Fisheries Minister Gail Shea supports lobster report
Maritime Lobster Panel made 33 recommendations to improve industry
The federal minister of Fisheries and Oceans Canada is calling a recent report from the Maritime Lobster Panel a good first step.
Gail Shea said the 33 recommendations in the report, which suggested an overhaul of the $1-billion lobster industry, are thought provoking.
"I think there's some good recommendations in there and I think they're going to take quite some work to implement," she told Cape Breton's Information Morning.
The three-person panel, made up of one person from each of the three Maritime provinces, was appointed by the provincial fisheries ministers after fishermen tied up their boats in the spring to protest the price they were getting for their catch.
Shea said the panel's report mainly focused on issues that sit with the industry itself, such as marketing and price, while the role of Fisheries and Oceans Canada is to encourage people to have a voice within the industry.
Shea believes the best way to do that is through better organization, which was one of the suggestions in the report.
"One of the biggest issues facing this industry is just that it's such a fractured industry and all those involved don't work very well co-operatively," said Shea.
"We have five provinces that produce lobster and all of the provinces have all varying levels of organization.

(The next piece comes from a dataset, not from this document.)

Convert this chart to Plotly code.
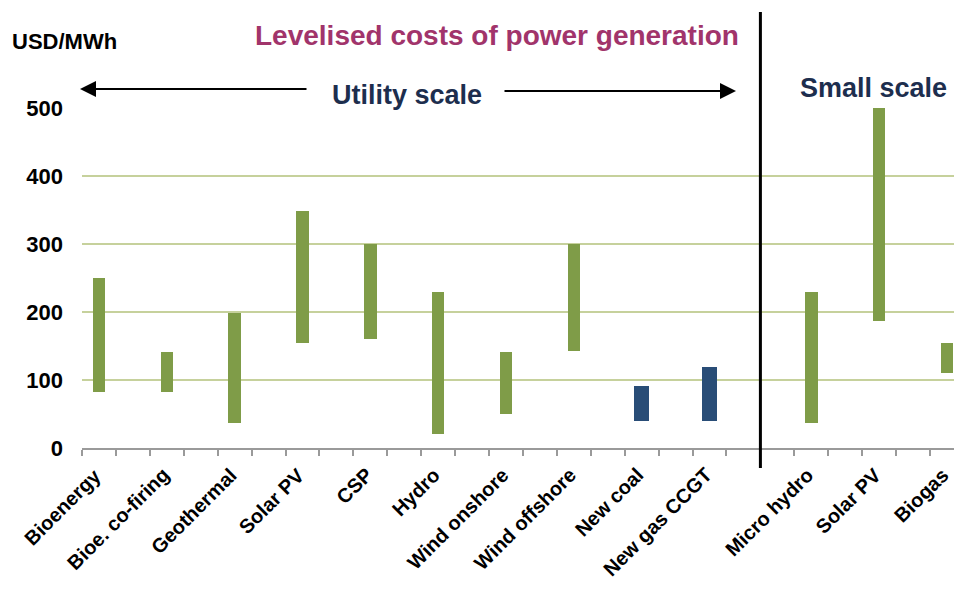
import plotly.graph_objects as go

# ---- data ----
categories = ["Bioenergy", "Bioe. co-firing", "Geothermal", "Solar PV", "CSP", "Hydro",
              "Wind onshore", "Wind offshore", "New coal", "New gas CCGT",
              "Micro hydro", "Solar PV", "Biogas"]
slot_index = [0, 2, 4, 6, 8, 10, 12, 14, 16, 18, 21, 23, 25]
low_values = [82, 82, 37, 154, 161, 21, 50, 142, 40, 40, 37, 187, 110]
high_values = [250, 141, 199, 348, 300, 230, 141, 300, 91, 119, 230, 500, 154]
is_fossil = [False] * 8 + [True, True] + [False] * 3
y_ticks = [0, 100, 200, 300, 400, 500]

GREEN = "#7f9c48"
BLUE = "#294d77"
TITLE_C = "#a1346b"
NAVY = "#1d2e4e"
FONT = "Liberation Sans, Arial, sans-serif"

W, H = 954, 591
ML, MR, MT, MB = 82, 0, 108, 143
PW, PH = W - ML - MR, H - MT - MB
X0 = -0.5
XR = X0 + PW / 33.92


def px(xp):
    return (xp - ML) / PW


def py(yp):
    return (H - MB - yp) / PH


fig = go.Figure()
for fossil, color, width in [(False, GREEN, 0.37), (True, BLUE, 0.44)]:
    xs = [s for s, f in zip(slot_index, is_fossil) if f == fossil]
    lo = [l for l, f in zip(low_values, is_fossil) if f == fossil]
    hi = [h for h, f in zip(high_values, is_fossil) if f == fossil]
    fig.add_trace(go.Bar(x=xs, y=[h - l for h, l in zip(hi, lo)], base=lo,
                         width=width, marker=dict(color=color, line=dict(width=0)),
                         showlegend=False, hoverinfo="skip"))

fig.update_layout(
    width=W, height=H,
    margin=dict(l=ML, r=MR, t=MT, b=MB, pad=0),
    plot_bgcolor="white", paper_bgcolor="white",
    font=dict(family=FONT, color="black"),
    bargap=0,
    xaxis=dict(range=[X0, XR], tickvals=[i - 0.5 for i in range(27)],
               showticklabels=False, ticks="outside", ticklen=6, tickwidth=2,
               tickcolor="#9a9a9a", showgrid=False, zeroline=False,
               showline=True, linecolor="#9a9a9a", linewidth=2, fixedrange=True),
    yaxis=dict(range=[0, 500], tickvals=y_ticks, showgrid=True,
               gridcolor="#c6d19c", gridwidth=1.5, zeroline=False, showline=False,
               ticks="", ticklabelstandoff=18, fixedrange=True,
               tickfont=dict(size=22, family=FONT, color="black", weight="bold")),
)

# vertical divider between utility and small scale
fig.add_shape(type="line", xref="x", yref="paper", x0=19.5, x1=19.5,
              y0=py(468), y1=py(12), line=dict(color="black", width=3))

ann = []
# category labels, rotated
for cat, s in zip(categories, slot_index):
    ann.append(dict(text=cat, xref="x", yref="paper", x=s, xshift=9, y=py(461),
                    xanchor="right", yanchor="top", textangle=-45, showarrow=False,
                    font=dict(size=20, color="black", family=FONT, weight="bold")))
ann.append(dict(text="USD/MWh", xref="paper", yref="paper", x=px(10), y=py(41),
                xanchor="left", yanchor="middle", showarrow=False,
                font=dict(size=22, color="black", family=FONT, weight="bold")))
ann.append(dict(text="Levelised costs of power generation", xref="paper", yref="paper",
                x=px(497), y=py(35), xanchor="center", yanchor="middle", showarrow=False,
                font=dict(size=28, color=TITLE_C, family=FONT, weight="bold")))
ann.append(dict(text="Utility scale", xref="paper", yref="paper",
                x=px(407), y=py(95), xanchor="center", yanchor="middle", showarrow=False,
                font=dict(size=27, color=NAVY, family=FONT, weight="bold")))
ann.append(dict(text="Small scale", xref="paper", yref="paper",
                x=px(873), y=py(88), xanchor="center", yanchor="middle", showarrow=False,
                font=dict(size=27, color=NAVY, family=FONT, weight="bold")))
# arrows
ann.append(dict(text="", xref="paper", yref="paper", x=px(80), y=py(89),
                ax=308 - 80, ay=0, showarrow=True, arrowhead=2, arrowsize=1.6,
                arrowwidth=2, arrowcolor="black"))
ann.append(dict(text="", xref="paper", yref="paper", x=px(736), y=py(91),
                ax=503 - 736, ay=0, showarrow=True, arrowhead=2, arrowsize=1.6,
                arrowwidth=2, arrowcolor="black"))
fig.update_layout(annotations=ann)

fig.write_html("out.html", config={"displayModeBar": False},
               post_script="document.body.style.margin='0';document.body.style.overflow='hidden';")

I think that's probably a first step that we need to work on."
Among the report's 33 recommendations included a levy on every pound of lobster landed so that money could be used to market the product.
Another suggestion was that lobster prices be set before fishermen head out for the season.
Shea has some of her own recommendations for the lobster industry as well.
"Lots of times we have issues that come up and we'll end up with requests to the federal government and then you'll have fishers who say, 'Well, I wasn't consulted.' Well there is an avenue to be consulted and that's through organizations," she said.
"The government can't listen to a thousand different fishermen. It works much better when the organization speaks with one voice."
Shea also said there's a need for better management to avoid the glut of product at the start of the season and the resulting downward trend in prices. She said any requests for management changes have to come from the industry.